Stated problem -> Take the lines from the top down to and including the one with "const markerShift = [36,33,34,34,35,22];" and repeat them exactly. Omit images.

## BEGIN Supplied material

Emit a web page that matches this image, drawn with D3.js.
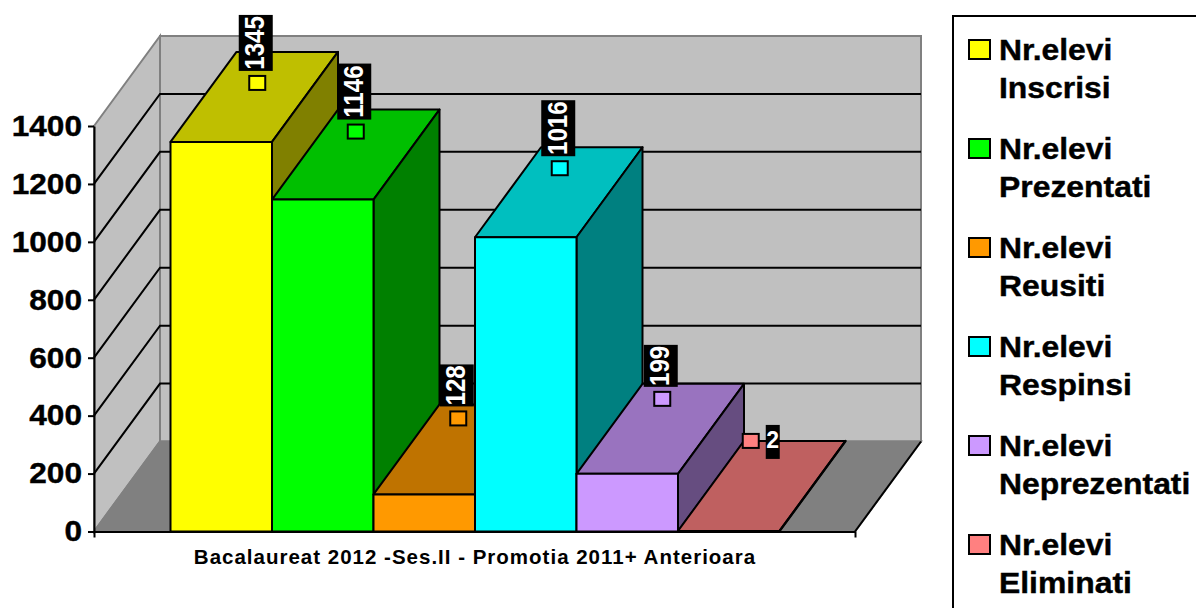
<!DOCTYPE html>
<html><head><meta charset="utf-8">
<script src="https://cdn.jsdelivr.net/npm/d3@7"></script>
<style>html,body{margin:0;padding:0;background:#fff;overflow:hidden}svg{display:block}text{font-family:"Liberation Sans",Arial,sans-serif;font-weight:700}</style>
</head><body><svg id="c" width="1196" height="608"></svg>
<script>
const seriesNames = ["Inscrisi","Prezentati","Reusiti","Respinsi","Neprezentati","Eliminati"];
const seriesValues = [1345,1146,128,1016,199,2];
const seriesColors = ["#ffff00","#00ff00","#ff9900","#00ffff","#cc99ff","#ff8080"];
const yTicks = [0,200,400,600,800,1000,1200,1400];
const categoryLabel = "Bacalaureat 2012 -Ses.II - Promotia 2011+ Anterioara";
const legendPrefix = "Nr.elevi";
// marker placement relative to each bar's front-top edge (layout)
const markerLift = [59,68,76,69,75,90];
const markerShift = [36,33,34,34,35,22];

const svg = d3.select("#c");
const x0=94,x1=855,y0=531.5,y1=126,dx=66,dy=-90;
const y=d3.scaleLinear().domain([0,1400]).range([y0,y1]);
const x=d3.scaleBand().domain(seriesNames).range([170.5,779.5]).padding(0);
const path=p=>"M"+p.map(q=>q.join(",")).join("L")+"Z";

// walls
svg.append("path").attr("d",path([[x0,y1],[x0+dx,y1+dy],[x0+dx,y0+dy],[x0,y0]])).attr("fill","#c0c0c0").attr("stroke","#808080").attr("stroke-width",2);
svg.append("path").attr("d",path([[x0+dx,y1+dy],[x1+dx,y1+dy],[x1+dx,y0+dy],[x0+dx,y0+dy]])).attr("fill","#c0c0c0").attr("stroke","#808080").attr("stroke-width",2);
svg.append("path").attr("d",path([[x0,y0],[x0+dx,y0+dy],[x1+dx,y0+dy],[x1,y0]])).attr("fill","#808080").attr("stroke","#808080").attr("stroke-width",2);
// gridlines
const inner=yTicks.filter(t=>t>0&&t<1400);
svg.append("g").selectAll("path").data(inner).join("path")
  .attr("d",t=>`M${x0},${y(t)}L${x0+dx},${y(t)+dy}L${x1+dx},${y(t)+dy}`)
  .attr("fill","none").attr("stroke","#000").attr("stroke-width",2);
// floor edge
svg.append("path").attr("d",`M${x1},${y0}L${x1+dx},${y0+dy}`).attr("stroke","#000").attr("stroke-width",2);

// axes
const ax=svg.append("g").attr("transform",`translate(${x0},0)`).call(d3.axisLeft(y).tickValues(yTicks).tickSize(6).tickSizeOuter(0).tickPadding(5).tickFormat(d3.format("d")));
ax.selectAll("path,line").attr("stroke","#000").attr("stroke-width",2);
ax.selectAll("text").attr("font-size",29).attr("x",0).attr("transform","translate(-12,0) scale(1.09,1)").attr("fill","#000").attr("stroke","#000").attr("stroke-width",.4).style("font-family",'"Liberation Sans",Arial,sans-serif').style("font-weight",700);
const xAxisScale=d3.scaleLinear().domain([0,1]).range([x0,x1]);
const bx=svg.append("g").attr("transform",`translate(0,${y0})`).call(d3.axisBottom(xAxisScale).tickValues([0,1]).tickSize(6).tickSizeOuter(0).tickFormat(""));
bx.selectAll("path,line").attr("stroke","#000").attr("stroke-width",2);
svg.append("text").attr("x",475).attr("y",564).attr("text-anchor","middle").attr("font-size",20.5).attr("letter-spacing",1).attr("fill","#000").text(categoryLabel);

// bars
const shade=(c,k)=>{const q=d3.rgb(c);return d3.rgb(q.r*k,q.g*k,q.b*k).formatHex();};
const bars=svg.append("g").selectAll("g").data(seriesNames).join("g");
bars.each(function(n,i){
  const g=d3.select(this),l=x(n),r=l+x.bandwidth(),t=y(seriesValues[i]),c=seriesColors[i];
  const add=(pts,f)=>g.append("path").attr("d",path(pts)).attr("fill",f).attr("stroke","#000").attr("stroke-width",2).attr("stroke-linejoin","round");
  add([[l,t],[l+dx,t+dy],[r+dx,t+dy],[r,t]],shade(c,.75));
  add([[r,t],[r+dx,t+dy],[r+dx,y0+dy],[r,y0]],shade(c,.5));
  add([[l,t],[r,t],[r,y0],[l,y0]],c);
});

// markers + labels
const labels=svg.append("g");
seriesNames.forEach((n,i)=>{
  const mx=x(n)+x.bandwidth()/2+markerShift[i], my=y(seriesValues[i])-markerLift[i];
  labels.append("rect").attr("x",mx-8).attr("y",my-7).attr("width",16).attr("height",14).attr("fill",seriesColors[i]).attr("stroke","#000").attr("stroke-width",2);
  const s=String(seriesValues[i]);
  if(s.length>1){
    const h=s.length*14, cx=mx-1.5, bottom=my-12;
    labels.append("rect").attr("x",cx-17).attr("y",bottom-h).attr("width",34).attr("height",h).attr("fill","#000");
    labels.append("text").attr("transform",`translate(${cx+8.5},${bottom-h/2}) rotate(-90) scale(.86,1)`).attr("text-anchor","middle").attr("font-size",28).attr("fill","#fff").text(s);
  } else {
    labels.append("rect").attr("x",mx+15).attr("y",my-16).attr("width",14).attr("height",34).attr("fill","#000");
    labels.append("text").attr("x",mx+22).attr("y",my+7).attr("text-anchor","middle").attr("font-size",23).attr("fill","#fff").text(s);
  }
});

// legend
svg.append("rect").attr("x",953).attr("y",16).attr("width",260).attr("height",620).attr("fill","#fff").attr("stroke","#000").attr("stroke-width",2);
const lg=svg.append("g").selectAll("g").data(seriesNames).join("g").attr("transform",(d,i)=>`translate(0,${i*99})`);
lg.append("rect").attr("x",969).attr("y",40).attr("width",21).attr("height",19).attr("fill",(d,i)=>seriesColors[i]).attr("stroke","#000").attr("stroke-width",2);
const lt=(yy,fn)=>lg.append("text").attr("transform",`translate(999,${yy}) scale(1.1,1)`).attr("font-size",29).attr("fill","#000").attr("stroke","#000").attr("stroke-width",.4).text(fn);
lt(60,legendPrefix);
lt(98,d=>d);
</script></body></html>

## END Supplied material

Task output ->
Emit a web page that matches this image, drawn with D3.js.
<!DOCTYPE html>
<html><head><meta charset="utf-8">
<script src="https://cdn.jsdelivr.net/npm/d3@7"></script>
<style>html,body{margin:0;padding:0;background:#fff;overflow:hidden}svg{display:block}text{font-family:"Liberation Sans",Arial,sans-serif;font-weight:700}</style>
</head><body><svg id="c" width="1196" height="608"></svg>
<script>
const seriesNames = ["Inscrisi","Prezentati","Reusiti","Respinsi","Neprezentati","Eliminati"];
const seriesValues = [1345,1146,128,1016,199,2];
const seriesColors = ["#ffff00","#00ff00","#ff9900","#00ffff","#cc99ff","#ff8080"];
const yTicks = [0,200,400,600,800,1000,1200,1400];
const categoryLabel = "Bacalaureat 2012 -Ses.II - Promotia 2011+ Anterioara";
const legendPrefix = "Nr.elevi";
// marker placement relative to each bar's front-top edge (layout)
const markerLift = [59,68,76,69,75,90];
const markerShift = [36,33,34,34,35,22];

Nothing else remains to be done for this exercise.